Kite launch at Hamamatsu
The kite flying is intense, and is a team activity. "Runners" pull kite line rapidly in to gain altitude, then the hemp line is fed out from large reels that are managed by at least three people. Fast-moving line is fed through a pulley or around a bamboo pole to keep from burning hands. While the kite team flies, drummers drum, buglers blare, and friends chant and cheer. The point to make here is that everyone in the neighborhood is included. While the kite fighting is intense, it is amazing to see the cooperation on the field - much like trucks and bicycles in Beijing, where only enough room necessary is given, so it is on the kite field.

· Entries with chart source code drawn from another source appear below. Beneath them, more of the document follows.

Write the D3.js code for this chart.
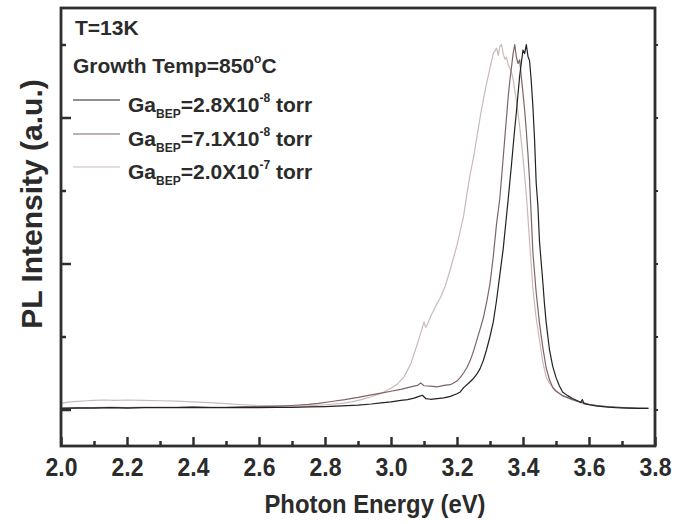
<!DOCTYPE html>
<html>
<head>
<meta charset="utf-8">
<script src="https://cdn.jsdelivr.net/npm/d3@7"></script>
<style>
  html, body { margin: 0; padding: 0; background: #fff; }
  svg { display: block; font-family: "Liberation Sans", Arial, sans-serif; }
</style>
</head>
<body>
<svg id="chart" width="676" height="524"></svg>
<script>
// Photoluminescence spectra at 13 K for three Ga beam-equivalent pressures
const xTicks = [2.0, 2.2, 2.4, 2.6, 2.8, 3.0, 3.2, 3.4, 3.6, 3.8];
const seriesNames = ["2.8X10", "7.1X10", "2.0X10"];
const seriesExps = ["-8", "-8", "-7"];
const seriesColors = ["#222222", "#7e6565", "#cbb9b9"];

// Ga_BEP = 2.8e-8 torr
const energyA = [2.00,2.05,2.10,2.15,2.20,2.25,2.30,2.35,2.40,2.45,2.50,2.55,2.60,2.65,2.70,2.75,2.80,2.85,2.90,2.94,2.97,3.00,3.03,3.05,3.07,3.085,3.095,3.105,3.12,3.14,3.16,3.18,3.20,3.21,3.22,3.235,3.25,3.26,3.27,3.28,3.29,3.30,3.31,3.32,3.33,3.34,3.35,3.355,3.365,3.375,3.38,3.39,3.395,3.40,3.405,3.41,3.415,3.42,3.425,3.43,3.435,3.44,3.445,3.45,3.46,3.465,3.47,3.48,3.49,3.50,3.51,3.52,3.535,3.55,3.565,3.575,3.58,3.585,3.60,3.62,3.65,3.68,3.72,3.75,3.78];
const intensityA = [.003,.004,.004,.005,.004,.005,.005,.005,.006,.005,.005,.006,.005,.006,.006,.007,.008,.010,.012,.015,.018,.021,.025,.027,.031,.036,.039,.030,.028,.030,.032,.036,.043,.048,.060,.072,.085,.097,.112,.135,.165,.200,.240,.300,.370,.440,.530,.575,.670,.770,.815,.915,.950,.985,.975,1.0,.968,.955,.900,.830,.740,.620,.560,.460,.350,.290,.240,.165,.118,.088,.065,.048,.038,.030,.024,.019,.027,.016,.013,.010,.007,.005,.004,.003,.003];

// Ga_BEP = 7.1e-8 torr
const energyB = [2.00,2.05,2.10,2.15,2.20,2.25,2.30,2.35,2.40,2.45,2.50,2.55,2.60,2.65,2.70,2.75,2.78,2.82,2.86,2.90,2.94,2.97,3.00,3.03,3.06,3.08,3.09,3.10,3.12,3.14,3.16,3.18,3.20,3.21,3.22,3.23,3.24,3.25,3.26,3.27,3.28,3.29,3.30,3.31,3.32,3.33,3.34,3.35,3.355,3.36,3.365,3.37,3.375,3.38,3.385,3.39,3.395,3.40,3.405,3.41,3.415,3.42,3.43,3.44,3.45,3.46,3.47,3.48,3.49,3.50,3.52,3.55,3.575,3.60,3.63,3.66,3.70,3.74,3.78];
const intensityB = [.004,.005,.005,.006,.005,.006,.006,.006,.007,.006,.006,.007,.008,.009,.011,.014,.017,.022,.027,.033,.040,.045,.050,.055,.062,.066,.073,.065,.064,.062,.066,.068,.078,.088,.100,.115,.134,.160,.190,.220,.252,.295,.345,.420,.510,.580,.690,.800,.855,.900,.937,.975,1.0,.965,.948,.958,.910,.866,.820,.764,.700,.627,.430,.320,.236,.170,.115,.082,.060,.050,.038,.027,.020,.014,.010,.007,.005,.004,.003];

// Ga_BEP = 2.0e-7 torr
const energyC = [2.00,2.02,2.05,2.08,2.10,2.13,2.16,2.20,2.25,2.30,2.35,2.40,2.45,2.50,2.55,2.60,2.65,2.70,2.75,2.80,2.85,2.88,2.91,2.94,2.97,3.00,3.02,3.04,3.06,3.08,3.095,3.10,3.105,3.11,3.12,3.135,3.15,3.165,3.18,3.20,3.21,3.22,3.23,3.24,3.25,3.26,3.27,3.28,3.29,3.30,3.31,3.32,3.325,3.33,3.335,3.34,3.345,3.35,3.355,3.36,3.365,3.37,3.375,3.38,3.39,3.40,3.41,3.42,3.43,3.44,3.45,3.46,3.47,3.48,3.50,3.52,3.55,3.58,3.62,3.66,3.70,3.74,3.78];
const intensityC = [.016,.020,.022,.024,.025,.026,.025,.026,.025,.024,.023,.021,.019,.016,.013,.011,.009,.009,.010,.013,.017,.021,.027,.035,.044,.058,.070,.090,.125,.180,.225,.240,.225,.232,.255,.282,.307,.340,.385,.450,.490,.530,.590,.645,.690,.745,.800,.850,.895,.935,.975,.990,.970,.995,1.0,.975,.960,.965,.945,.935,.925,.905,.875,.845,.775,.690,.590,.460,.330,.250,.190,.130,.090,.072,.052,.038,.026,.017,.011,.008,.006,.004,.003];

const energies = [energyA, energyB, energyC];
const intensities = [intensityA, intensityB, intensityC];

const svg = d3.select("#chart");
const plotLeft = 61, plotRight = 655, plotTop = 8, plotBottom = 446;
const axisColor = "#2f2f2f";
const textColor = "#2b2b2b";

const x = d3.scaleLinear().domain([2.0, 3.8]).range([plotLeft, plotRight]);
const y = d3.scaleLinear().domain([-0.1, 1.1]).range([plotBottom, plotTop]);

svg.append("defs").append("clipPath").attr("id", "plot-clip")
  .append("rect").attr("x", plotLeft).attr("y", plotTop)
  .attr("width", plotRight - plotLeft).attr("height", plotBottom - plotTop);

// Spectra, lightest drawn first
const line = d3.line().x(d => x(d[0])).y(d => y(d[1]));
const plot = svg.append("g").attr("clip-path", "url(#plot-clip)");
[2, 1, 0].forEach(i => {
  const pts = energies[i].map((e, k) => [e, intensities[i][k]]);
  plot.append("path").datum(pts)
    .attr("d", line)
    .attr("fill", "none")
    .attr("stroke", seriesColors[i])
    .attr("stroke-width", 1.2)
    .attr("stroke-linejoin", "round");
});

// Bottom axis: major ticks every 0.2 eV, minor every 0.1 eV, pointing inward
const xMinor = d3.range(2.1, 3.8, 0.2).map(v => +v.toFixed(1));
const xAxis = d3.axisBottom(x).tickValues(xTicks).tickFormat(d3.format(".1f"))
  .tickSizeInner(-9).tickSizeOuter(0).tickPadding(12);
const gx = svg.append("g").attr("transform", `translate(0,${plotBottom})`).call(xAxis);
gx.select(".domain").remove();
gx.selectAll(".tick line").attr("stroke", axisColor).attr("stroke-width", 2.5);
gx.selectAll(".tick text")
  .attr("fill", textColor)
  .attr("transform", "scale(0.92,1)")
  .style("font-size", "25px")
  .style("font-weight", "bold");
const gxm = svg.append("g").attr("transform", `translate(0,${plotBottom})`)
  .call(d3.axisBottom(x).tickValues(xMinor).tickSizeInner(-5).tickSizeOuter(0).tickFormat(""));
gxm.select(".domain").remove();
gxm.selectAll(".tick line").attr("stroke", axisColor).attr("stroke-width", 2.5);

// Left axis: unlabeled, major ticks at 0, 0.4, 0.8 and minor between
const yMajor = [0, 0.4, 0.8];
const yMinor = [0.2, 0.6, 1.0];
[[yMajor, 10], [yMinor, 5]].forEach(([vals, len]) => {
  const g = svg.append("g").attr("transform", `translate(${plotLeft},0)`)
    .call(d3.axisLeft(y).tickValues(vals).tickSizeInner(-len).tickSizeOuter(0).tickFormat(""));
  g.select(".domain").remove();
  g.selectAll(".tick line").attr("stroke", axisColor).attr("stroke-width", 2.5);
});
// Right axis small outer ticks
const gr = svg.append("g").attr("transform", `translate(${plotRight},0)`)
  .call(d3.axisRight(y).tickValues(yMajor.concat(yMinor)).tickSizeInner(3).tickSizeOuter(0).tickFormat(""));
gr.select(".domain").remove();
gr.selectAll(".tick line").attr("stroke", axisColor).attr("stroke-width", 2);

// Frame
svg.append("rect")
  .attr("x", plotLeft).attr("y", plotTop)
  .attr("width", plotRight - plotLeft).attr("height", plotBottom - plotTop)
  .attr("fill", "none").attr("stroke", axisColor).attr("stroke-width", 2.8);

// Axis titles
svg.append("text")
  .attr("transform", "translate(375,513) scale(0.9,1)")
  .attr("text-anchor", "middle")
  .attr("fill", textColor)
  .style("font-size", "26.5px").style("font-weight", "bold")
  .text("Photon Energy (eV)");
svg.append("text")
  .attr("transform", "translate(42,204) rotate(-90)")
  .attr("text-anchor", "middle")
  .attr("fill", textColor)
  .style("font-size", "30px").style("font-weight", "bold")
  .text("PL Intensity (a.u.)");

// Annotations
const note = svg.append("g").attr("fill", textColor)
  .style("font-weight", "bold").style("font-size", "21px");
note.append("text").attr("x", 75).attr("y", 35).text("T=13K");
const gt = note.append("text").attr("x", 73).attr("y", 73);
gt.append("tspan").text("Growth Temp=850");
gt.append("tspan").attr("dy", -10).style("font-size", "12px").text("o");
gt.append("tspan").attr("dy", 10).text("C");

// Legend
const rowY = [112, 146, 179];
seriesNames.forEach((name, i) => {
  const yy = rowY[i];
  note.append("line")
    .attr("x1", 73).attr("x2", 120)
    .attr("y1", yy - 12).attr("y2", yy - 12)
    .attr("stroke", seriesColors[i]).attr("stroke-width", 1.2);
  const t = note.append("text").attr("x", 128).attr("y", yy);
  t.append("tspan").text("Ga");
  t.append("tspan").attr("dy", 6).style("font-size", "12px").text("BEP");
  t.append("tspan").attr("dy", -6).text("=" + name);
  t.append("tspan").attr("dy", -10).style("font-size", "12px").text(seriesExps[i]);
  t.append("tspan").attr("dy", 10).text(" torr");
});
</script>
</body>
</html>
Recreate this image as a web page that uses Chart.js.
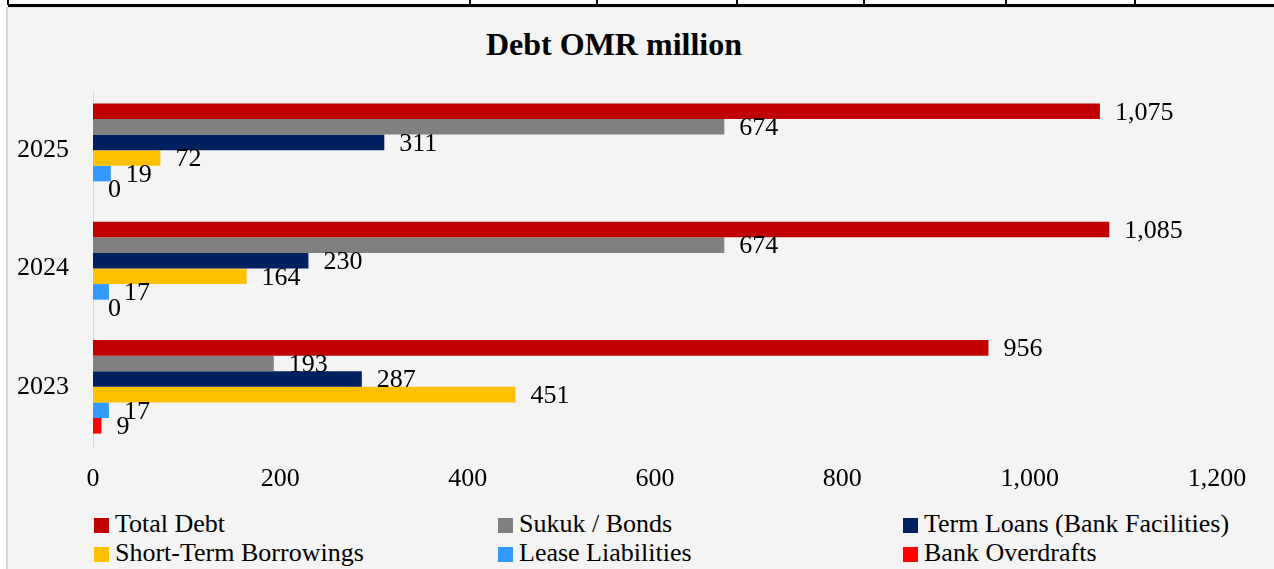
<!DOCTYPE html>
<html>
<head>
<meta charset="utf-8">
<script src="https://cdn.jsdelivr.net/npm/chart.js@4"></script>
<style>
  body { margin: 0; width: 1274px; height: 569px; overflow: hidden; background: #fff; font-family: "Liberation Serif", "Times New Roman", serif; }
  .rule { position: absolute; background: #000; }
  #panel { position: absolute; left: 6px; top: 7px; width: 1280px; height: 570px; background: #f4f4f4; border-left: 2px solid #d9d9d9; border-top: 1px solid #e4e4e4; }
  #title { position: absolute; left: 414px; width: 400px; top: 28px; text-align: center; font-weight: bold; font-size: 32px; line-height: 32px; }
  #chart { position: absolute; left: 8px; top: 8px; }
  .lg-box { position: absolute; width: 15px; height: 15px; }
  .lg-text { position: absolute; font-size: 26px; line-height: 26px; white-space: nowrap; color: #000; }
</style>
</head>
<body>
<div id="panel"></div>
<div id="top-rules"></div>
<div id="title">Debt OMR million</div>
<canvas id="chart" width="1266" height="490"></canvas>
<div id="legend"></div>
<script>
// chart data
const years = ["2025", "2024", "2023"];
const totalDebt = [1075, 1085, 956];
const sukukBonds = [674, 674, 193];
const termLoans = [311, 230, 287];
const shortTerm = [72, 164, 451];
const leaseLiabilities = [19, 17, 17];
const bankOverdrafts = [0, 0, 9];
const xTicks = [0, 200, 400, 600, 800, 1000, 1200];

const seriesNames = ["Total Debt", "Sukuk / Bonds", "Term Loans (Bank Facilities)", "Short-Term Borrowings", "Lease Liabilities", "Bank Overdrafts"];
const seriesColors = ["#c00000", "#808080", "#002060", "#ffc000", "#3399ff", "#ff0000"];
const seriesValues = [totalDebt, sukukBonds, termLoans, shortTerm, leaseLiabilities, bankOverdrafts];

// leftover table border above the chart
const rules = document.getElementById("top-rules");
rules.innerHTML = `<div class="rule" style="left:8px;top:4px;width:1266px;height:3px"></div>` +
  [8, 470, 597, 737, 864, 1006, 1135].map((x) => `<div class="rule" style="left:${x - 1}px;top:0;width:2px;height:5px"></div>`).join("");

const serif = '"Liberation Serif", "Times New Roman", serif';
Chart.defaults.font.family = serif;
Chart.defaults.font.size = 26;
Chart.defaults.color = "#000";

// value labels at the end of each bar
const valueLabels = {
  id: "valueLabels",
  afterDatasetsDraw(chart) {
    const ctx = chart.ctx;
    ctx.save();
    ctx.font = "26px " + serif;
    ctx.fillStyle = "#000";
    ctx.textBaseline = "middle";
    ctx.textAlign = "left";
    chart.data.datasets.forEach((ds, i) => {
      chart.getDatasetMeta(i).data.forEach((bar, j) => {
        ctx.fillText(ds.data[j].toLocaleString("en-US"), bar.x + 15, bar.y + 1.5);
      });
    });
    ctx.restore();
  },
};

new Chart(document.getElementById("chart"), {
  type: "bar",
  data: {
    labels: years,
    datasets: seriesNames.map((name, i) => ({
      label: name,
      data: seriesValues[i],
      backgroundColor: seriesColors[i],
      borderWidth: 0,
      categoryPercentage: 0.79,
      barPercentage: 1.0,
    })),
  },
  options: {
    indexAxis: "y",
    responsive: false,
    animation: false,
    devicePixelRatio: 1,
    layout: { padding: { top: 83, right: 57, left: 0, bottom: 0 } },
    plugins: {
      legend: { display: false },
      title: { display: false },
      tooltip: { enabled: false },
    },
    scales: {
      x: {
        min: 0,
        max: 1200,
        afterBuildTicks: (scale) => { scale.ticks = xTicks.map((v) => ({ value: v })); },
        ticks: { padding: 18, callback: (v) => v.toLocaleString("en-US") },
        grid: { display: false, drawTicks: false },
        border: { display: false },
        afterFit: (scale) => { scale.height = 52; },
      },
      y: {
        ticks: { padding: 24 },
        grid: { display: false, drawTicks: false },
        border: { display: true, color: "#d9d9d9", width: 1 },
        afterFit: (scale) => { scale.width = 85; },
      },
    },
  },
  plugins: [valueLabels],
});

// legend in three columns
const legend = document.getElementById("legend");
const colX = [94, 498, 903];
const rowY = [518, 547];
legend.innerHTML = seriesNames.map((name, i) => {
  const x = colX[i % 3];
  const y = rowY[Math.floor(i / 3)];
  return `<div class="lg-box" style="left:${x}px;top:${y}px;background:${seriesColors[i]}"></div>` +
    `<div class="lg-text" style="left:${x + 21}px;top:${y - 7}px">${name}</div>`;
}).join("");
</script>
</body>
</html>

It's impossible to capture the intensity of the event with pictures, but I've included a few that might give a taste.
It's my impression that the kite tradition in Hamamatsu is not only safe, but is growing in cultural importance. The dedication of so many people of every age and both genders makes it clear that this is a city that will continue to embrace kites. Remarkably, the celebration hasn't seemed to gain worldwide notice. I saw fewer foreigners this year than I had twenty years ago. Was this just by chance or another result of fewer tourist dollars? I doesn't really matter, because this is a festival by the people and for the people of Hamamatsu.